Hotel chains work a little differently. Some have taken the route of loyalty programme discounts or cheaper rates which in turn entice some travellers to book direct.
“Distribution is not new in hotels either. We need to understand how to meld the two together; .com is profitable but we need to fill hotels [by other means],” said Gus Vonderheide, VP of global sales – Americas for Hyatt Hotels at ITM Conference last month. “There are fragmented systems and too many moving parts so we need to understand how that looks moving forward. We’re not ready to jump in yet but distribution is an area of concern and opportunity. Dynamic pricing is still new for hotels too and we have to figure out how to create the best dynamic model too. Does that mean evergreen contracts? Dynamic, static or both?”
Buyers at both events stressed a need for parity and openness.
“Rate parity is important; there’s the online offering and then through the agency,” explained Leila Dunphy, travel manager of AerCap. “The traveller will find [the travel element] cheaper and we have to go through the explanation of why it’s different, so we need to educate the travellers and travel companies…but it’s a frustration.”
As content distribution gets more complex many buyers will look to rely on suppliers to solve the challenge through technology.

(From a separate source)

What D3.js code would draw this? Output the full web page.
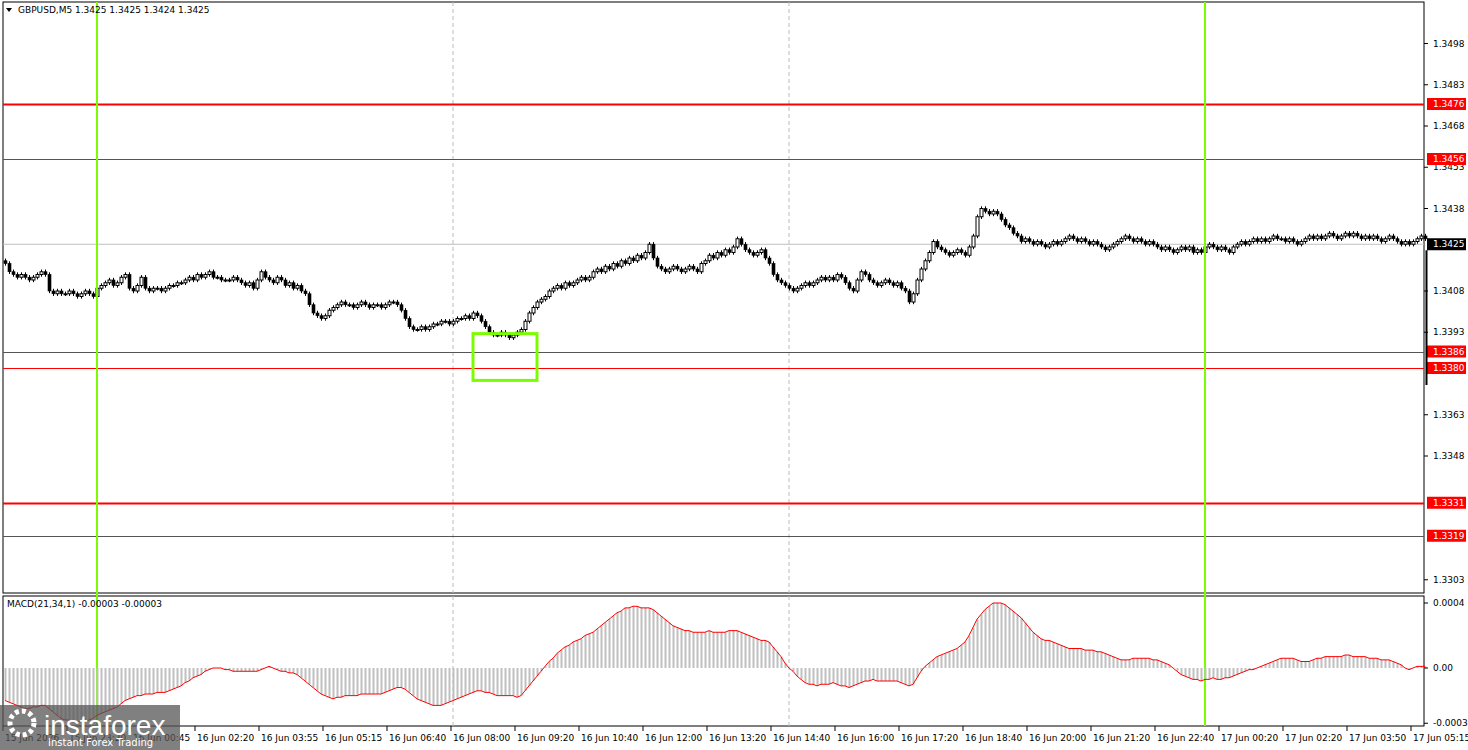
<!DOCTYPE html>
<html><head><meta charset="utf-8">
<script src="https://cdn.jsdelivr.net/npm/d3@7"></script>
<style>body{margin:0;background:#fff}svg{display:block;font-family:"DejaVu Sans",sans-serif}</style>
</head><body><svg id="c" width="1468" height="750"></svg>
<script>
// closes in pips above 1.3400
const closes = [18,15, 14,13,14,13,12,13,14,15,14, 8,7,8,7, 7,8,7,6,7,8,7,6,9,
10,11,12,10,11,13,14,9,8, 10,13,9, 8,9,9,8,9,10,10,11,11,
12,13,12,14,13,14,15,13,13,12,12,12,13,12,11, 10,11,9,12,15,
13,12,11,13,12,10,11,9,10,8, 7,3,0,-1,-2,-1,1,2,
3,4,3,3,2,3,4,3,2,3,3,2,3,4,4,3,1, -2,-5,-6,-6,-5,
-6,-5,-4,-4,-3,-3,-4,-3, -2,-2,-1,-2,0,-1,-3,-5,
-7,-8,-8,-7,-8,-9,-8,-7,-6, -3,0,2,4,5,6,8,
9,10,9,11,10,11,12,13,12,13,15,16,15, 17,16,18,17,19,18,20,19,21,20,22,
25,20,17, 16,15,16,17,16,15,16,17,16,15,18, 19,21,20,22,21,23,22,24,
27,25,23,22,21,22,23,20,18, 14,12,11,10,9,8,9,10,11,
10,11,12,13,12,13,12,14,13,11,9,8, 12,15,14,12,11,10,11,12,11,10,11,9,8,
4,7,12,16,19,22,26, 24,23,22,21,22,23,22,21,24,28, 35,38,37,36,37,36,34,32,
31,29,28,26,27,26,25,26,25,24,25,26,
25,26,27,28,27,26,27,26,25,26,25,24,23,24,25,26,27,28,
27,26,27,26,25,26,25,24,23,24,23,22,23,24,23,24,22,23,22,24,
25,24,23,24,23,22,24,25,26,25,26,27,26,27,26,27,28,27,27,26,
27,26,25,26,27,28,27,28,27,28,29,28,27,28,29,28,29,28,27,28,
27,28,27,26,27,28,27,26,25,26,25,26,27,28,27];
const macd = [-20,-21,-22,-23,-24,-25,-25,-24,-24,-23,-23,-25,-27,-29,-31,-32,-32,-33,-33,-33,
-33,-32,-31,-29,-28,-27,-26,-25,-24,-22,-20,-19,-18,-17,-17,-16,-16,-16,-15,-15,
-15,-14,-13,-12,-11,-9,-8,-6,-5,-4,-2,-1,0,0,0,-1,-1,-2,-2,-2,
-2,-2,-2,-2,-1,0,1,0,-1,-2,-2,-3,-3,-4,-6,-8,-10,-12,-14,-16,
-17,-18,-19,-18,-18,-17,-17,-17,-17,-16,-16,-16,-16,-16,-16,-15,-14,-13,-12,-12,
-13,-15,-17,-19,-20,-21,-22,-23,-23,-23,-22,-21,-20,-19,-18,-17,-16,-15,-14,-14,
-15,-15,-16,-17,-17,-17,-17,-17,-18,-17,-14,-11,-8,-5,-2,1,4,6,9,11,
13,14,16,17,18,20,21,22,24,26,28,30,32,34,35,37,37,38,38,37,
37,37,36,34,32,30,28,26,25,24,23,23,22,22,22,22,23,22,22,22,
22,23,23,23,22,21,20,19,18,17,17,16,13,10,7,3,0,-2,-5,-7,
-9,-10,-10,-11,-10,-10,-10,-9,-10,-11,-11,-12,-11,-10,-9,-8,-8,-7,-8,-8,
-8,-8,-8,-8,-9,-10,-11,-10,-6,-2,1,3,5,7,8,9,10,11,12,14,
16,20,25,30,33,36,38,40,40,40,39,37,35,33,31,28,25,22,20,18,
17,17,16,15,14,13,12,12,12,12,11,11,11,10,10,9,8,7,6,5,
5,5,6,6,6,6,6,5,5,4,3,2,0,-2,-4,-5,-6,-7,-7,-8,
-7,-7,-6,-7,-7,-6,-6,-5,-4,-3,-2,-1,-1,0,1,2,3,4,5,6,
6,6,6,5,4,4,4,5,6,6,7,7,7,7,7,8,8,7,7,7,
7,6,6,6,5,5,5,4,3,2,0,-1,0,1,1,1];
const timeLabels = ["15 Jun 2026","15 Jun 23:20","16 Jun 00:45","16 Jun 02:20","16 Jun 03:55","16 Jun 05:15","16 Jun 06:40","16 Jun 08:00","16 Jun 09:20","16 Jun 10:40","16 Jun 12:00","16 Jun 13:20","16 Jun 14:40","16 Jun 16:00","16 Jun 17:20","16 Jun 18:40","16 Jun 20:00","16 Jun 21:20","16 Jun 22:40","17 Jun 00:20","17 Jun 02:20","17 Jun 03:50","17 Jun 05:15"];
const priceTicks = [1.3498,1.3483,1.3468,1.3453,1.3438,1.3408,1.3393,1.3363,1.3348,1.3303];
const redLevels = [1.3476,1.3456,1.3386,1.3380,1.3331,1.3319];
const redLevelThick = [true,false,false,false,true,false];
const redLevelColor = ["#ff0000","#555","#555","#ff0000","#ff0000","#555"];
const currentPrice = 1.3425;
const greenLineBars = [23,300];
const dashedBars = [112,196];
const macdTicks = [0.0004,0,-0.00034];
const macdTickLabels = ["0.0004","0.00","-0.00034"];
const boxBars = [117,133]; const boxPrices = [1.33925,1.33755];

const svg = d3.select("#c");
const L=3,R=1424,T=2,B=593,MT=596,MB=726;
const x = d3.scaleLinear().domain([0,1]).range([5,9]);
const y = d3.scaleLinear().domain([1.3476,1.3380]).range([104,368]);
const ym = d3.scaleLinear().domain([0,0.0004]).range([668,603]);
const price = v=>1.34+v/10000;

// frames
svg.append("rect").attr("x",L).attr("y",T).attr("width",R-L).attr("height",B-T).attr("fill","none").attr("stroke","#000");
svg.append("rect").attr("x",L).attr("y",MT).attr("width",R-L).attr("height",MB-MT).attr("fill","none").attr("stroke","#000");

// dashed separators
dashedBars.forEach(b=>{
 svg.append("line").attr("x1",x(b)).attr("x2",x(b)).attr("y1",T).attr("y2",B).attr("stroke","#bbb").attr("stroke-dasharray","4,3");
 svg.append("line").attr("x1",x(b)).attr("x2",x(b)).attr("y1",MT).attr("y2",MB).attr("stroke","#bbb").attr("stroke-dasharray","4,3");
});
// current price line
svg.append("line").attr("x1",L).attr("x2",R).attr("y1",y(currentPrice)).attr("y2",y(currentPrice)).attr("stroke","#c0c0c0");
// levels
redLevels.forEach((p,i)=>{
 svg.append("line").attr("x1",L).attr("x2",R).attr("y1",Math.round(y(p))+0.5).attr("y2",Math.round(y(p))+0.5)
  .attr("stroke",redLevelColor[i]).attr("stroke-width",redLevelThick[i]?2:1);
});
// candles
const g = svg.append("g");
closes.forEach((c,i)=>{
 const o = i===0?c+1:closes[i-1];
 const hi=Math.max(o,c)+0.8, lo=Math.min(o,c)-0.8;
 const cx=Math.round(x(i))+0.5;
 g.append("line").attr("x1",cx).attr("x2",cx).attr("y1",y(price(hi))).attr("y2",y(price(lo))).attr("stroke","#000");
 const top=y(price(Math.max(o,c))), bot=y(price(Math.min(o,c)));
 const bull=c>=o;
 g.append("rect").attr("x",cx-1.5).attr("y",top).attr("width",3).attr("height",Math.max(1,bot-top))
  .attr("fill",bull?"#fff":"#000").attr("stroke","#000").attr("stroke-width",bull?1:0.6);
});
// green lines
greenLineBars.forEach(b=>{
 svg.append("line").attr("x1",x(b)).attr("x2",x(b)).attr("y1",T).attr("y2",MB).attr("stroke","#7cfc00").attr("stroke-width",2);
});
// green box
svg.append("rect").attr("x",x(boxBars[0])).attr("y",y(boxPrices[0])).attr("width",x(boxBars[1])-x(boxBars[0])).attr("height",y(boxPrices[1])-y(boxPrices[0]))
 .attr("fill","none").attr("stroke","#7cfc00").attr("stroke-width",3);

// price axis
const ax=svg.append("g").attr("font-size",9).attr("fill","#000");
priceTicks.forEach(p=>{
 ax.append("line").attr("x1",R).attr("x2",R+4).attr("y1",y(p)).attr("y2",y(p)).attr("stroke","#000");
 ax.append("text").attr("x",1433).attr("y",y(p)+3).text(p.toFixed(4));
});
redLevels.forEach(p=>{
 ax.append("rect").attr("x",1427).attr("y",y(p)-6).attr("width",39).attr("height",12).attr("fill","#ff0000");
 ax.append("text").attr("x",1433).attr("y",y(p)+3).attr("fill","#fff").text(p.toFixed(4));
});
ax.append("rect").attr("x",1427).attr("y",y(currentPrice)-6).attr("width",39).attr("height",12).attr("fill","#000");
ax.append("text").attr("x",1433).attr("y",y(currentPrice)+3).attr("fill","#fff").text(currentPrice.toFixed(4));
svg.append("line").attr("x1",1426.5).attr("x2",1426.5).attr("y1",y(currentPrice)+6).attr("y2",385).attr("stroke","#000").attr("stroke-width",2);

// MACD
const mg=svg.append("g");
macd.forEach((m,i)=>{
 const v=m/100000;
 mg.append("rect").attr("x",Math.round(x(i))-0.5).attr("width",2).attr("y",Math.min(ym(v),ym(0))).attr("height",Math.abs(ym(v)-ym(0))).attr("fill","#c0c0c0");
});
mg.append("path").datum(macd).attr("fill","none").attr("stroke","#ff0000").attr("stroke-width",1)
 .attr("d",d3.line().x((d,i)=>x(i)).y(d=>ym(d/100000)));
macdTicks.forEach((t,i)=>{
 svg.append("line").attr("x1",R).attr("x2",R+4).attr("y1",ym(t)).attr("y2",ym(t)).attr("stroke","#000");
 svg.append("text").attr("x",1433).attr("y",ym(t)+3).attr("font-size",9).text(macdTickLabels[i]);
});
// time axis
timeLabels.forEach((t,k)=>{
 const xx=L+64*k;
 svg.append("line").attr("x1",xx).attr("x2",xx).attr("y1",MB).attr("y2",MB+5).attr("stroke","#000");
 svg.append("text").attr("x",xx+2).attr("y",741).attr("font-size",9).text(t);
});
// titles
svg.append("path").attr("d","M6,8 L12,8 L9,12 Z").attr("fill","#000");
svg.append("text").attr("x",18).attr("y",13).attr("font-size",9).text("GBPUSD,M5  1.3425 1.3425 1.3424 1.3425");
svg.append("text").attr("x",7).attr("y",607).attr("font-size",9).text("MACD(21,34,1) -0.00003 -0.00003");
// watermark
svg.append("rect").attr("x",0).attr("y",705).attr("width",180).attr("height",45).attr("fill","#555").attr("opacity",0.75);
svg.append("circle").attr("cx",22).attr("cy",723).attr("r",12).attr("fill","none").attr("stroke","#fff").attr("stroke-width",5).attr("stroke-dasharray","4,3");
svg.append("text").attr("x",44).attr("y",735).attr("font-size",28).attr("fill","#fff").attr("font-family","Liberation Sans").text("instaforex");
svg.append("text").attr("x",48).attr("y",746).attr("font-size",10).attr("fill","#fff").text("Instant Forex Trading");
</script></body></html>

Dunphy is not concerned about the detail in advances such as NDC but says “it’s your [TMC] responsibility to have the full offering and presented in all the formats said.”
Agreeing that travel companies have to take the lead, Mike Potter, travel services director at JTI (Japan Tobacco International) added “I’m positioned in procurement and it’s a challenge to explain NDC to others [in the team].” Hinting at difficulty with display he added that “fare families are not clear to the traveller”.
Perhaps there’s more onus than ever on selecting the right travel partner to navigate and oversee these fast-moving changes (as well as helping out when things go wrong).